Source code of charts:

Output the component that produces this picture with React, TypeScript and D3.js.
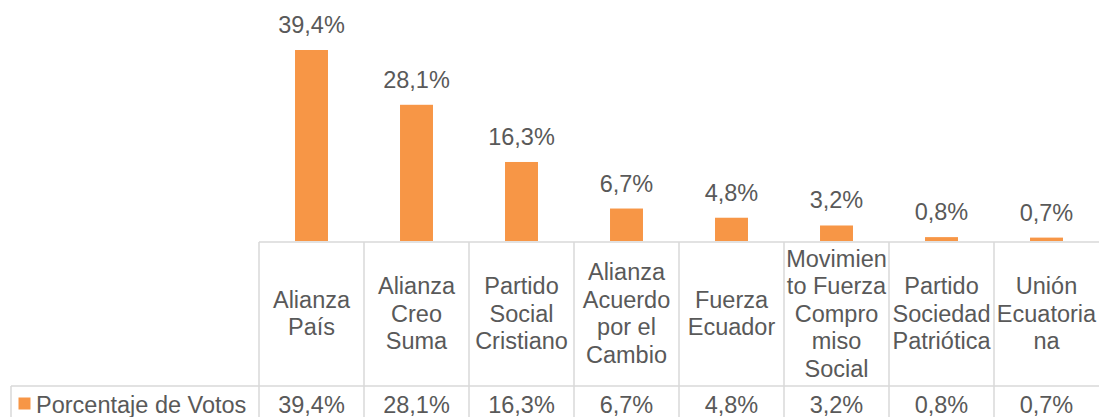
import * as d3 from "d3";
import React, { useEffect } from "react";

const categories = [
  "Alianza País",
  "Alianza Creo Suma",
  "Partido Social Cristiano",
  "Alianza Acuerdo por el Cambio",
  "Fuerza Ecuador",
  "Movimiento Fuerza Compromiso Social",
  "Partido Sociedad Patriótica",
  "Unión Ecuatoriana",
];

// wrapped lines as they appear in the table header cells
const categoryLines = [
  ["Alianza", "País"],
  ["Alianza", "Creo", "Suma"],
  ["Partido", "Social", "Cristiano"],
  ["Alianza", "Acuerdo", "por el", "Cambio"],
  ["Fuerza", "Ecuador"],
  ["Movimien", "to Fuerza", "Compro", "miso", "Social"],
  ["Partido", "Sociedad", "Patriótica"],
  ["Unión", "Ecuatoria", "na"],
];

const votes = [39.4, 28.1, 16.3, 6.7, 4.8, 3.2, 0.8, 0.7];

const seriesName = "Porcentaje de Votos";

const W = 1099;
const H = 417;
const orange = "#F79646";
const textColor = "#595959";
const gridColor = "#D9D9D9";
const fontSize = 23.5;
const lineH = 27.5;

const locale = d3.formatLocale({ decimal: ",", thousands: ".", grouping: [3], currency: ["$", ""] });
const fmt = (v: number) => locale.format(".1f")(v) + "%";

const App = () => {
  useEffect(() => {
    document.body.style.margin = "0";
  }, []);

  const left = 259;
  const right = 1099;
  const baseY = 241;
  const tableTop = 242;
  const rowY = 386;

  const cellScale = d3.scaleBand().domain(categories).range([left, right]).padding(0);
  const barScale = d3
    .scaleBand()
    .domain(categories)
    .range([left, right])
    .paddingInner(0.686)
    .paddingOuter(0.343);
  const yScale = d3.scaleLinear().domain([0, 40]).range([baseY, 47.1]);

  const headerMid = (tableTop + rowY) / 2;

  return (
    <svg width={W} height={H} style={{ display: "block", fontFamily: "'Liberation Sans', Arial, sans-serif" }}>
      <rect width={W} height={H} fill="#fff" />
      {/* bars */}
      {votes.map((v, i) => (
        <rect
          key={"b" + i}
          x={barScale(categories[i])}
          y={yScale(v)}
          width={barScale.bandwidth()}
          height={baseY - yScale(v)}
          fill={orange}
        />
      ))}
      {/* data labels */}
      {votes.map((v, i) => (
        <text
          key={"l" + i}
          x={(barScale(categories[i]) as number) + barScale.bandwidth() / 2}
          y={yScale(v) - 17}
          textAnchor="middle"
          fontSize={fontSize}
          fill={textColor}
        >
          {fmt(v)}
        </text>
      ))}
      {/* data table grid */}
      <g stroke={gridColor} strokeWidth={1.5} fill="none">
        <line x1={left} x2={W + 2} y1={tableTop} y2={tableTop} />
        <line x1={11} x2={W + 2} y1={rowY} y2={rowY} />
        <line x1={11} x2={11} y1={rowY} y2={H + 2} />
        {categories.map((c, i) => (
          <line
            key={"v" + i}
            x1={cellScale(c)}
            x2={cellScale(c)}
            y1={tableTop}
            y2={H + 2}
          />
        ))}
      </g>
      {/* category headers */}
      {categoryLines.map((lines, i) => {
        const cx = (cellScale(categories[i]) as number) + cellScale.bandwidth() / 2;
        const n = lines.length;
        return (
          <text key={"c" + i} textAnchor="middle" fontSize={fontSize} fill={textColor}>
            {lines.map((ln, j) => (
              <tspan key={j} x={cx} y={headerMid + (j - (n - 1) / 2) * lineH + 7.5}>
                {ln}
              </tspan>
            ))}
          </text>
        );
      })}
      {/* value row */}
      {votes.map((v, i) => (
        <text
          key={"r" + i}
          x={(cellScale(categories[i]) as number) + cellScale.bandwidth() / 2}
          y={412.5}
          textAnchor="middle"
          fontSize={fontSize}
          fill={textColor}
        >
          {fmt(v)}
        </text>
      ))}
      {/* legend key */}
      <rect x={18.5} y={397.5} width={12} height={12} fill={orange} />
      <text x={36} y={412.5} fontSize={fontSize} fill={textColor}>
        {seriesName}
      </text>
    </svg>
  );
};

export default App;
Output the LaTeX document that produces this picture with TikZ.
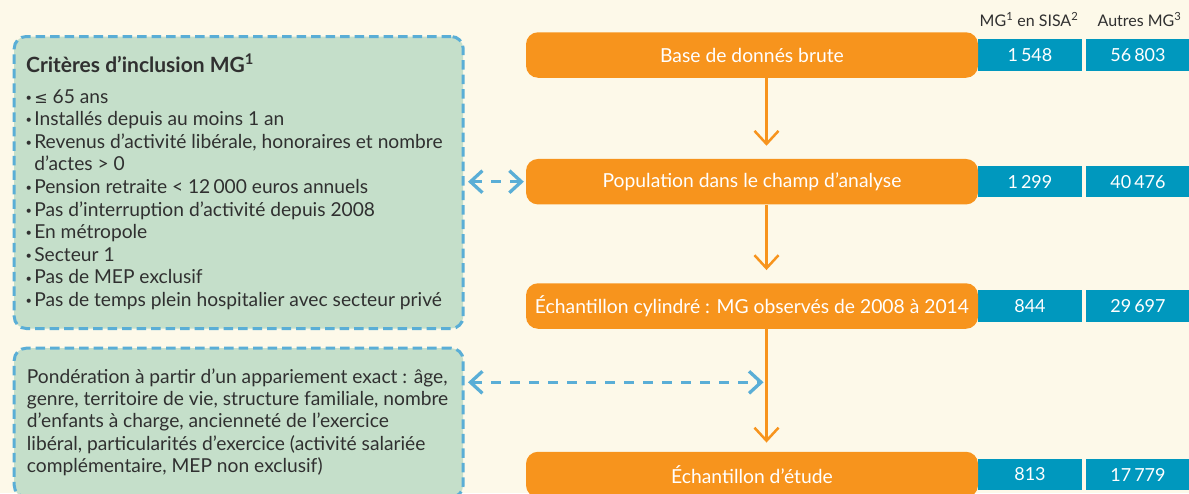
\documentclass[tikz,border=0pt]{standalone}
\usepackage{fontspec}
\setmainfont{Lato}
\newfontfamily\symf{DejaVu Sans}
\usetikzlibrary{arrows.meta}
\definecolor{bgc}{HTML}{FDF9E9}
\definecolor{grn}{HTML}{C5DFCA}
\definecolor{dblue}{HTML}{5AAED6}
\definecolor{org}{HTML}{F7941D}
\definecolor{cellc}{HTML}{0098BE}
\definecolor{txt}{HTML}{303030}
\newcommand\bul{\makebox[8.6pt][l]{\raisebox{1.8pt}{\fontsize{11}{11}\selectfont •}}}
\begin{document}
\begin{tikzpicture}[x=1pt,y=-1pt,
  gbox/.style={draw=dblue, fill=grn, line width=3pt, dash pattern=on 9.5pt off 5pt, rounded corners=12pt, anchor=north west, minimum width=449pt, inner sep=0pt},
  obox/.style={fill=org, rounded corners=12pt, minimum width=452pt, minimum height=45.5pt, text=white, font=\fontsize{19.3}{20}\selectfont, inner sep=0pt},
  cell/.style={fill=cellc, minimum width=104pt, minimum height=31.4pt, text=white, font=\fontsize{18}{18}\selectfont, inner sep=0pt},
  hdr/.style={text=txt, font=\fontsize{16}{16}\selectfont, anchor=base, inner sep=0pt},
  ltxt/.style={text=txt, font=\fontsize{19.2}{22}\selectfont, anchor=base west, inner sep=0pt},
  oarrow/.style={draw=org, line width=2.5pt, -{Straight Barb[length=13pt,width=24pt]}},
  barrow/.style={draw=dblue, line width=3.3pt, dash pattern=on 10pt off 9pt, {Straight Barb[length=12pt,width=22pt]}-{Straight Barb[length=12pt,width=22pt]}}
]
\useasboundingbox (0,0) rectangle (1189,493);
\clip (0,0) rectangle (1189,493);
\fill[bgc] (0,0) rectangle (1189,493);

% left boxes
\node[gbox, minimum height=292pt] (crit) at (12.7,35) {};
\node[gbox, minimum height=149pt] (pond) at (12.7,346.7) {};

\node[text=txt, font=\bfseries\fontsize{21}{21}\selectfont, anchor=base west, inner sep=0pt] (title) at (26,72.3) {Critères d’inclusion MG\textsuperscript{1}};
\node[ltxt] (l1) at (25.5,103.1) {\bul{\symf\fontsize{16}{16}\selectfont ≤} 65 ans};
\node[ltxt] (l2) at (25.5,125.7) {\bul Installés depuis au moins 1 an};
\node[ltxt] (l3) at (25.5,148.3) {\bul Revenus d’activité libérale, honoraires et nombre};
\node[ltxt] (l4) at (34.1,170.9) {d’actes > 0};
\node[ltxt] (l5) at (25.5,193.5) {\bul Pension retraite < 12\,000 euros annuels};
\node[ltxt] (l6) at (25.5,216.1) {\bul Pas d’interruption d’activité depuis 2008};
\node[ltxt] (l7) at (25.5,238.7) {\bul En métropole};
\node[ltxt] (l8) at (25.5,261.3) {\bul Secteur 1};
\node[ltxt] (l9) at (25.5,283.9) {\bul Pas de MEP exclusif};
\node[ltxt] (l10) at (25.5,306.5) {\bul Pas de temps plein hospitalier avec secteur privé};

\node[ltxt] (p1) at (26.7,383.3) {Pondération à partir d’un appariement exact : âge,};
\node[ltxt] (p2) at (26.7,405.6) {genre, territoire de vie, structure familiale, nombre};
\node[ltxt] (p3) at (26.7,427.9) {d’enfants à charge, ancienneté de l’exercice};
\node[ltxt] (p4) at (26.7,450.2) {libéral, particularités d’exercice (activité salariée};
\node[ltxt] (p5) at (26.7,472.5) {complémentaire, MEP non exclusif)};

% headers
\node[hdr] (h1) at (1029,26.7) {MG\textsuperscript{1} en SISA\textsuperscript{2}};
\node[hdr] (h2) at (1139.5,26.7) {Autres MG\textsuperscript{3}};

% cells
\node[cell] (c1a) at (1030,55) {1\,548};
\node[cell] (c1b) at (1138,55) {56\,803};
\node[cell] (c2a) at (1030,181.7) {1\,299};
\node[cell] (c2b) at (1138,181.7) {40\,476};
\node[cell] (c3a) at (1030,306) {844};
\node[cell] (c3b) at (1138,306) {29\,697};
\node[cell] (c4a) at (1030,474.5) {813};
\node[cell] (c4b) at (1138,474.5) {17\,779};

% orange boxes
\node[obox] (base) at (752,55) {Base de donnés brute};
\node[obox] (pop) at (752,181.7) {Population dans le champ d’analyse};
\node[obox] (cyl) at (752,306) {Échantillon cylindré : MG observés de 2008 à 2014};
\node[obox] (etu) at (752,474.5) {Échantillon d’étude};

% connectors
\coordinate (spine) at (766.5,0);
\coordinate (m) at (766.5,382.3);
\draw[oarrow, shorten >=13pt] (base.south -| spine) -- (pop.north -| spine);
\draw[oarrow, shorten >=13pt] (pop.south -| spine) -- (cyl.north -| spine);
\draw[oarrow, shorten >=9pt] (cyl.south -| spine) -- (etu.north -| spine);
\draw[barrow, shorten <=3.3pt, shorten >=2pt] (crit.east |- pop.west) -- (pop.west);
\draw[barrow, shorten <=3.3pt, shorten >=3pt] (pond.east |- m) -- (m);
\end{tikzpicture}
\end{document}
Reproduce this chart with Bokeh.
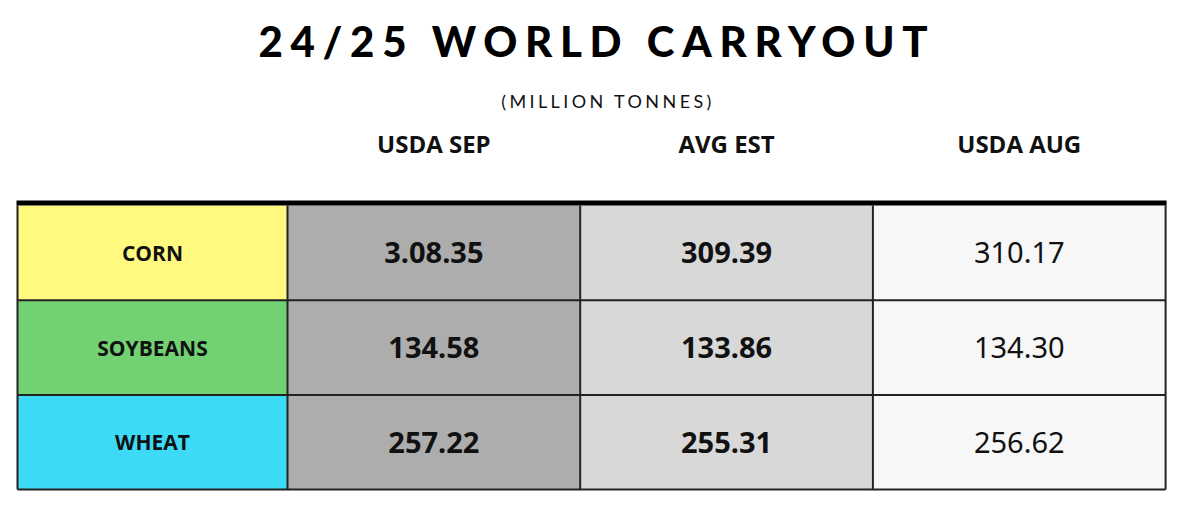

**The problem**
Read the data above and pull out each line that holds the string "Output".

**Written response**
Output the component that produces this picture with React, TypeScript and D3.js.
Output the LaTeX document that produces this picture with TikZ.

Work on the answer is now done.